We moved our Bluesky data to Eurosky

Self‑hosting Skills and EU Data Sovereignty

  • Commenters note a rising demand for non‑US infrastructure, especially in Europe and government‑adjacent organizations.
  • Experience with Linux, self‑hosting, and “old school” sysadmin skills is seen as newly valuable, amid moves away from US hyperscalers.
  • There is contract work recreating AWS‑like functionality on EU providers (e.g., OVH), but it’s often buried in layers of bureaucracy and slow procurement.
  • Economic uncertainty, the AI hype cycle, stagflation in Europe, and the end of cheap money are said to be dampening new infrastructure investments.
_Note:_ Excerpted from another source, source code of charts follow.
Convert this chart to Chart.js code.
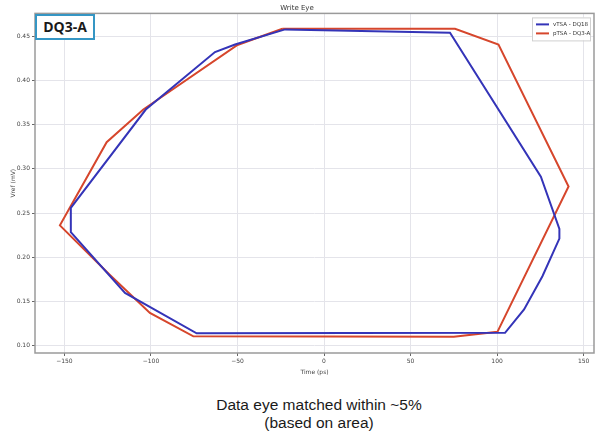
<!DOCTYPE html>
<html>
<head>
<meta charset="utf-8">
<script src="https://cdn.jsdelivr.net/npm/chart.js@4.4.0/dist/chart.umd.min.js"></script>
<style>
  html, body { margin: 0; padding: 0; background: #fff; }
  #wrap { position: relative; width: 598px; height: 431px; overflow: hidden; }
  #chartBox { position: absolute; left: 0; top: 0; width: 598px; height: 376px; }
  #tag {
    position: absolute; left: 35px; top: 14px; width: 56px; height: 22px;
    border: 2px solid #3596c4; background: #fff;
    font: bold 14px "Open Sans", "Liberation Sans", sans-serif; color: #1a1a1a;
    line-height: 22px; text-align: center;
  }
  #caption {
    position: absolute; left: 0; top: 396px; width: 638px; text-align: center;
    font: 15.5px "Liberation Sans", Arial, sans-serif; color: #1a1a1a; line-height: 18px;
  }
</style>
</head>
<body>
<div id="wrap">
  <div id="chartBox"><canvas id="eye"></canvas></div>
  <div id="tag">DQ3-A</div>
  <div id="caption">Data eye matched within ~5%<br>(based on area)</div>
</div>
<script>
// vTSA - DQ18 outline (ps, V)
const vtsaTime = [-22.5, 72.8, 125.3, 136, 136, 126.2, 115.6, 104.6, -73.6, -115, -146.3, -146.3, -103, -63, -51.4, -22.5];
const vtsaVref = [0.4576, 0.4538, 0.291, 0.232, 0.221, 0.1785, 0.141, 0.1145, 0.114, 0.1597, 0.2283, 0.2559, 0.367, 0.432, 0.4406, 0.4576];

// pTSA - DQ3-A outline
const ptsaTime = [-24, 75.7, 100.8, 141.3, 100.2, 75, -75.5, -100.6, -123.7, -152.6, -125.6, -104.4, -50, -24];
const ptsaVref = [0.4584, 0.4584, 0.4406, 0.280, 0.1156, 0.110, 0.1106, 0.137, 0.180, 0.236, 0.330, 0.367, 0.440, 0.4584];

const seriesNames = ["vTSA - DQ18", "pTSA - DQ3-A"];
const seriesColors = ["#3434b8", "#d6462c"];

function toPoints(xs, ys) {
  return xs.map((x, i) => ({ x: x, y: ys[i] }));
}

// box round the plot + matplotlib style legend
const framePlugin = {
  id: "frame",
  afterDraw(chart) {
    const ctx = chart.ctx;
    const a = chart.chartArea;
    ctx.save();
    ctx.strokeStyle = "#9a9a9a";
    ctx.lineWidth = 1.5;
    ctx.strokeRect(a.left, a.top, a.right - a.left, a.bottom - a.top);

    // legend
    const lx = a.right - 62, ly = a.top + 4;
    ctx.fillStyle = "rgba(255,255,255,0.9)";
    ctx.strokeStyle = "#d0d0d0";
    ctx.lineWidth = 1;
    ctx.fillRect(lx, ly, 58, 23);
    ctx.strokeRect(lx + 0.5, ly + 0.5, 58, 23);
    ctx.font = "5.5px 'DejaVu Sans', sans-serif";
    ctx.textBaseline = "middle";
    seriesNames.forEach((name, i) => {
      const yy = ly + 7 + i * 9;
      ctx.strokeStyle = seriesColors[i];
      ctx.lineWidth = 2;
      ctx.beginPath();
      ctx.moveTo(lx + 4, yy);
      ctx.lineTo(lx + 17, yy);
      ctx.stroke();
      ctx.fillStyle = "#333";
      ctx.fillText(name, lx + 21, yy);
    });
    ctx.restore();
  }
};

const tickFont = { family: "'DejaVu Sans', sans-serif", size: 6 };

new Chart(document.getElementById("eye"), {
  type: "scatter",
  data: {
    datasets: [
      {
        label: seriesNames[0],
        data: toPoints(vtsaTime, vtsaVref),
        showLine: true,
        borderColor: seriesColors[0],
        borderWidth: 2,
        pointRadius: 0,
        tension: 0
      },
      {
        label: seriesNames[1],
        data: toPoints(ptsaTime, ptsaVref),
        showLine: true,
        borderColor: seriesColors[1],
        borderWidth: 2,
        pointRadius: 0,
        tension: 0
      }
    ]
  },
  options: {
    responsive: true,
    maintainAspectRatio: false,
    animation: false,
    layout: { padding: { top: 0, right: 4, left: 0, bottom: 0 } },
    plugins: {
      legend: { display: false },
      tooltip: { enabled: false },
      title: {
        display: true,
        text: "Write Eye",
        color: "#333",
        font: { family: "'DejaVu Sans', sans-serif", size: 7, weight: "normal" },
        padding: { top: 4, bottom: 1 }
      }
    },
    scales: {
      x: {
        type: "linear",
        min: -167,
        max: 156,
        afterFit(scale) { scale.height = 23; },
        ticks: {
          stepSize: 50,
          includeBounds: false,
          color: "#444",
          font: tickFont,
          padding: 2,
          callback: (v) => String(v).replace("-", "\u2212")
        },
        grid: { color: "#e4e4ea", tickLength: 3, tickColor: "#666" },
        border: { display: false },
        title: {
          display: true,
          text: "Time (ps)",
          color: "#444",
          font: tickFont,
          padding: { top: 2, bottom: 0 }
        }
      },
      y: {
        type: "linear",
        min: 0.0917,
        max: 0.4757,
        afterFit(scale) { scale.width = 35; },
        ticks: {
          stepSize: 0.05,
          includeBounds: false,
          color: "#444",
          font: tickFont,
          padding: 2,
          callback: (v) => v.toFixed(2)
        },
        grid: { color: "#e4e4ea", tickLength: 3, tickColor: "#666" },
        border: { display: false },
        title: {
          display: true,
          text: "Vref (mV)",
          color: "#444",
          font: tickFont,
          padding: { top: 10, bottom: 0 }
        }
      }
    }
  },
  plugins: [framePlugin]
});
</script>
</body>
</html>
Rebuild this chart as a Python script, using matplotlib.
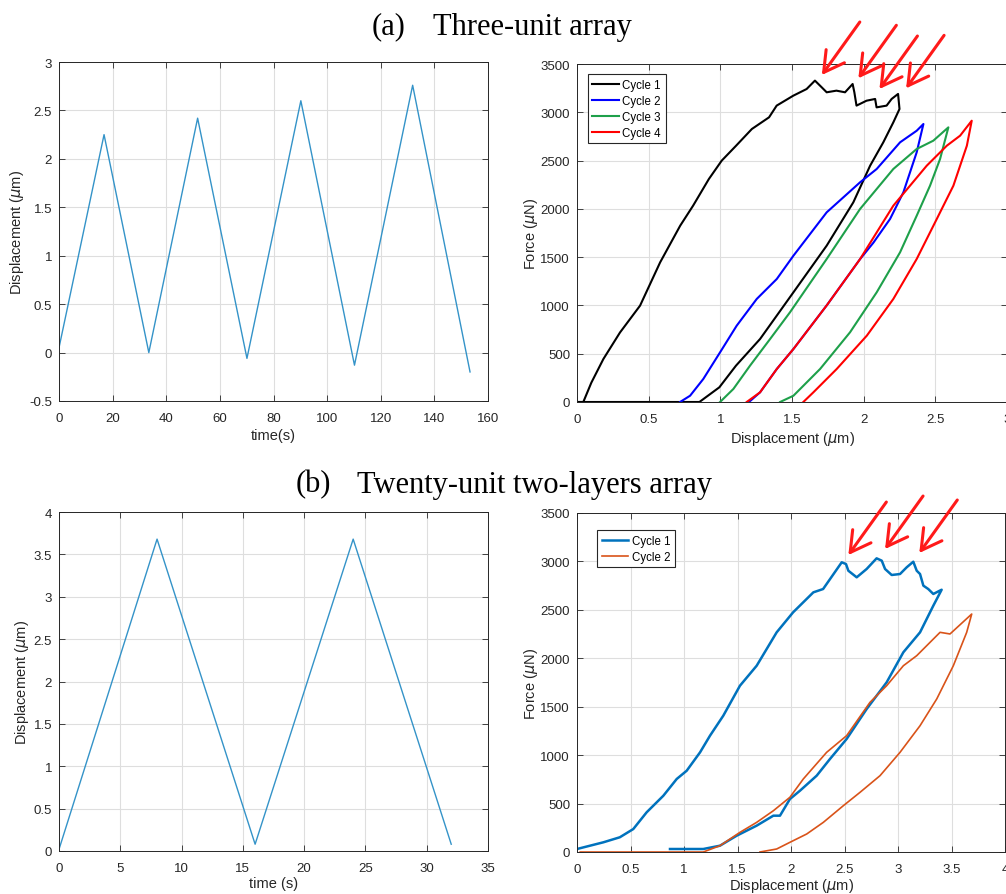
import matplotlib.pyplot as plt

# -----------------------------
# Data
# -----------------------------
# (a) displacement history, three-unit array
t_a = [0, 16.8, 33.5, 51.7, 70.1, 90.2, 110.2, 131.9, 153.3]
d_a = [0.05, 2.25, 0.0, 2.42, -0.06, 2.60, -0.13, 2.76, -0.20]

# (a) force-displacement loops
a_c1_x = [0.0, 0.044, 0.10, 0.184, 0.30, 0.44, 0.58, 0.72, 0.81, 0.92, 1.01, 1.11,
          1.22, 1.34, 1.393, 1.509, 1.602, 1.66, 1.707, 1.742, 1.81, 1.87, 1.923,
          1.935, 1.95, 2.02, 2.08, 2.09, 2.16, 2.195, 2.24, 2.25,
          2.207, 2.137, 2.045, 1.928, 1.742, 1.51, 1.277, 1.109, 0.993, 0.854, 0.40, 0.0]
a_c1_f = [0, 0, 200, 445, 720, 998, 1446, 1826, 2033, 2309, 2500, 2654,
          2827, 2948, 3069, 3172, 3241, 3328, 3259, 3207, 3224, 3207, 3293,
          3207, 3069, 3120, 3138, 3051, 3069, 3138, 3190, 3034,
          2896, 2689, 2447, 2068, 1619, 1136, 652, 376, 152, 0, 0, 0]

a_c2_x = [0.719, 0.789, 0.881, 0.998, 1.114, 1.254, 1.394, 1.51, 1.742, 1.975, 2.091,
          2.254, 2.37, 2.417,
          2.37, 2.277, 2.184, 2.068, 1.975, 1.742, 1.51, 1.394, 1.277, 1.20]
a_c2_f = [0, 65, 238, 514, 790, 1067, 1274, 1515, 1964, 2275, 2413,
          2689, 2809, 2879,
          2586, 2171, 1895, 1650, 1480, 1000, 549, 342, 100, 0]

a_c3_x = [0.998, 1.091, 1.207, 1.347, 1.486, 1.742, 1.975, 2.207, 2.37, 2.486, 2.591,
          2.533, 2.463, 2.37, 2.254, 2.091, 1.905, 1.696, 1.51, 1.417]
a_c3_f = [0, 135, 376, 652, 929, 1481, 1999, 2413, 2620, 2706, 2844,
          2516, 2240, 1929, 1550, 1136, 722, 342, 65, 0]

a_c4_x = [1.184, 1.277, 1.394, 1.51, 1.742, 1.975, 2.207, 2.44, 2.58, 2.673, 2.754,
          2.72, 2.626, 2.51, 2.37, 2.207, 2.022, 1.812, 1.649, 1.579]
a_c4_f = [0, 100, 342, 549, 1000, 1480, 2033, 2447, 2654, 2758, 2913,
          2654, 2240, 1895, 1481, 1067, 687, 342, 100, 0]

# arrow tips on the cycle 1 load drops, panel (a)
a_arrow_x = [1.708, 1.963, 2.110, 2.296]
a_arrow_f = [3386, 3352, 3241, 3248]

# (b) displacement history, twenty-unit two-layers array
t_b = [0, 8, 16, 24, 32]
d_b = [0.02, 3.68, 0.08, 3.68, 0.08]

# (b) force-displacement loops
b_c1_x = [0.0, 0.246, 0.40, 0.526, 0.651, 0.807, 0.932, 1.025, 1.15, 1.243, 1.367,
          1.523, 1.679, 1.866, 2.02, 2.209, 2.30, 2.474, 2.514, 2.536, 2.614, 2.707,
          2.80, 2.848, 2.879, 2.941, 3.019, 3.081, 3.143, 3.175, 3.206, 3.237, 3.283,
          3.33, 3.408,
          3.33, 3.206, 3.05, 2.894, 2.707, 2.52, 2.364, 2.24, 2.084, 1.99, 1.897,
          1.835, 1.679, 1.492, 1.336, 1.18, 0.869]
b_c1_f = [31, 100, 152, 237, 410, 581, 754, 839, 1029, 1201, 1407,
          1717, 1923, 2268, 2475, 2681, 2715, 2991, 2973, 2904, 2836, 2922,
          3032, 3008, 2922, 2860, 2870, 2939, 2997, 2904, 2870, 2750, 2715,
          2664, 2708,
          2543, 2268, 2062, 1752, 1476, 1167, 960, 788, 633, 547, 375,
          375, 272, 168, 65, 31, 31]

b_c2_x = [0.03, 1.18, 1.336, 1.523, 1.679, 1.835, 1.99, 2.115, 2.333, 2.52, 2.738,
          2.894, 3.05, 3.175, 3.393, 3.486, 3.689,
          3.642, 3.517, 3.362, 3.206, 3.019, 2.832, 2.645, 2.489, 2.302, 2.147,
          1.99, 1.866, 1.71]
b_c2_f = [0, 0, 65, 203, 306, 426, 565, 754, 1029, 1201, 1545,
          1717, 1923, 2027, 2268, 2251, 2457,
          2268, 1923, 1580, 1304, 1029, 788, 616, 478, 306, 186,
          100, 31, 0]

# arrow tips on the cycle 1 load drops, panel (b)
b_arrow_x = [2.536, 2.879, 3.199]
b_arrow_f = [3066, 3128, 3087]

# -----------------------------
# Styling
# -----------------------------
plt.rcParams["font.family"] = ["Liberation Sans", "DejaVu Sans"]
TXT = "#262626"
GRID = "#dedede"
W, H = 1006, 895


def matlab_axes(ax, xlim, ylim, xticks, yticks):
    # MATLAB-like box, inward ticks on all sides, light grid
    ax.set_xlim(xlim)
    ax.set_ylim(ylim)
    ax.set_xticks(xticks)
    ax.set_yticks(yticks)
    ax.set_xticklabels([f"{v:g}" for v in xticks])
    ax.set_yticklabels([f"{v:g}" for v in yticks])
    ax.grid(True, color=GRID, linewidth=0.8)
    ax.set_axisbelow(True)
    ax.tick_params(direction="in", top=True, right=True, length=4,
                   width=0.6, colors=TXT, labelsize=9.5)
    ax.tick_params(axis="x", pad=8)
    ax.tick_params(axis="y", pad=5)
    for s in ax.spines.values():
        s.set_color(TXT)
        s.set_linewidth(0.7)


def px_axes(fig, x0, y0, x1, y1):
    # axes placed from pixel box (left, top, right, bottom)
    return fig.add_axes([x0 / W, 1 - y1 / H, (x1 - x0) / W, (y1 - y0) / H])


def add_arrows(ax, xs, fs):
    for x, f in zip(xs, fs):
        ax.annotate("", xy=(x, f), xytext=(38, 53), textcoords="offset pixels",
                    annotation_clip=False,
                    arrowprops=dict(arrowstyle="->, head_length=0.8, head_width=0.45",
                                    color="#ff1a1a", lw=2.2, mutation_scale=18,
                                    shrinkA=0, shrinkB=0))


def cycle_legend(ax, anchor):
    leg = ax.legend(loc="upper left", bbox_to_anchor=anchor, borderaxespad=0,
                    fontsize=8.3, handlelength=2.3, fancybox=False, framealpha=1,
                    edgecolor=TXT, labelspacing=0.35, handletextpad=0.3,
                    borderpad=0.4)
    leg.get_frame().set_linewidth(0.8)


fig = plt.figure(figsize=(W / 100, H / 100), dpi=100)

serif = ["Liberation Serif", "DejaVu Serif"]
fig.text(372 / W, 1 - 27 / H, "(a)", family=serif, fontsize=22, va="center", ha="left")
fig.text(433 / W, 1 - 27 / H, "Three-unit array", family=serif, fontsize=22,
         va="center", ha="left")
fig.text(296 / W, 1 - 485 / H, "(b)", family=serif, fontsize=22, va="center", ha="left")
fig.text(357 / W, 1 - 485 / H, "Twenty-unit two-layers array", family=serif,
         fontsize=22, va="center", ha="left")

label_kw = dict(fontsize=10.5, color=TXT)

# (a) left: displacement vs time
ax = px_axes(fig, 59, 63, 488, 402)
ax.plot(t_a, d_a, color="#3493c8", lw=1.0)
matlab_axes(ax, (0, 160), (-0.5, 3), list(range(0, 161, 20)),
            [-0.5, 0, 0.5, 1, 1.5, 2, 2.5, 3])
ax.set_xlabel("time(s)", labelpad=3, **label_kw)
ax.set_ylabel(r"Displacement ($\mu$m)", labelpad=2, **label_kw)

# (a) right: force vs displacement
ax = px_axes(fig, 577, 65, 1007, 403)
ax.plot(a_c1_x, a_c1_f, color="black", lw=1.5, label="Cycle 1")
ax.plot(a_c2_x, a_c2_f, color="#0000ff", lw=1.5, label="Cycle 2")
ax.plot(a_c3_x, a_c3_f, color="#1ea04a", lw=1.5, label="Cycle 3")
ax.plot(a_c4_x, a_c4_f, color="#ff0000", lw=1.5, label="Cycle 4")
matlab_axes(ax, (0, 3), (0, 3500), [0, 0.5, 1, 1.5, 2, 2.5, 3],
            list(range(0, 3501, 500)))
ax.set_xlabel(r"Displacement ($\mu$m)", labelpad=3, **label_kw)
ax.set_ylabel(r"Force ($\mu$N)", labelpad=0.5, **label_kw)
cycle_legend(ax, (0.025, 0.97))
add_arrows(ax, a_arrow_x, a_arrow_f)

# (b) left: displacement vs time
ax = px_axes(fig, 59, 513, 488, 852)
ax.plot(t_b, d_b, color="#3493c8", lw=1.0)
matlab_axes(ax, (0, 35), (0, 4), list(range(0, 36, 5)),
            [0, 0.5, 1, 1.5, 2, 2.5, 3, 3.5, 4])
ax.set_xlabel("time (s)", labelpad=1.5, **label_kw)
ax.set_ylabel(r"Displacement ($\mu$m)", labelpad=2, **label_kw)

# (b) right: force vs displacement
ax = px_axes(fig, 577, 514, 1005, 853)
ax.plot(b_c1_x, b_c1_f, color="#0072bd", lw=1.8, label="Cycle 1")
ax.plot(b_c2_x, b_c2_f, color="#d95319", lw=1.2, label="Cycle 2")
matlab_axes(ax, (0, 4), (0, 3500), [0, 0.5, 1, 1.5, 2, 2.5, 3, 3.5, 4],
            list(range(0, 3501, 500)))
ax.set_xlabel(r"Displacement ($\mu$m)", labelpad=1, **label_kw)
ax.set_ylabel(r"Force ($\mu$N)", labelpad=0.5, **label_kw)
cycle_legend(ax, (0.047, 0.95))
add_arrows(ax, b_arrow_x, b_arrow_f)

plt.savefig("out.png", dpi=100)
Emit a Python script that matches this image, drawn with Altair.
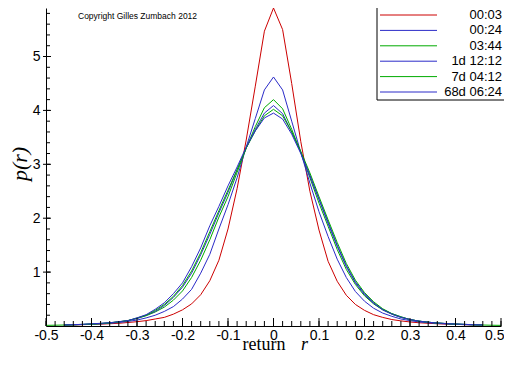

What Waag’s Move to Eurosky Represents

  • The “news” is mainly that Waag moved from Bluesky’s hosted PDS to a European PDS provider (Eurosky), not full self‑hosting.
  • Some argue decentralization doesn’t require most people to self‑host, just that no single provider dominates; others doubt many ordinary users will ever move off default hosting.

Decentralization, Identity, and Keys in ATProto

  • One side argues ATProto structurally incentivizes centralization: most users’ identities and keys are effectively controlled by their PDS (currently mostly Bluesky), so a Bluesky “rug pull” could wipe out the network.
  • The counterargument: identities are based on DIDs, not tied to a single PDS; users can register rotation keys and take control, and the PLC directory is auditable with transparency logs.
  • Critics respond that in practice almost no users will manage their own keys, so the theoretical decentralization doesn’t translate into real user control.

Privacy, Surveillance, and Public Data

  • ATProto is described as explicitly about public replication; it offers essentially no privacy, which some say makes mass surveillance easier.
  • Others respond that public social media is, by definition, public and should not be conflated with private messaging use cases.

Funding Models and “Who Built the Internet”

  • One camp stresses that major parts of the internet, DNS, email, and the web were commercialized and scaled by VC‑backed companies.
  • Others push back, highlighting the foundational role of government and academic research and non‑profits (Internet Archive, Let’s Encrypt, ICANN, Linux Foundation).
  • There’s agreement that non‑profits funded by corporations can help keep core infrastructure aligned with public‑good goals, even if VC‑backed firms build on top.

Alternatives: Mastodon, Fediverse, Solid, Nostr

  • Some ask why organizations don’t simply run Mastodon and join the Fediverse instead of using Bluesky, which they see as a “dead end.”
  • ATProto is contrasted positively with Tim Berners‑Lee’s Solid (seen as too complex), but both ATProto and the Fediverse are viewed as much more centralized than Nostr by some participants.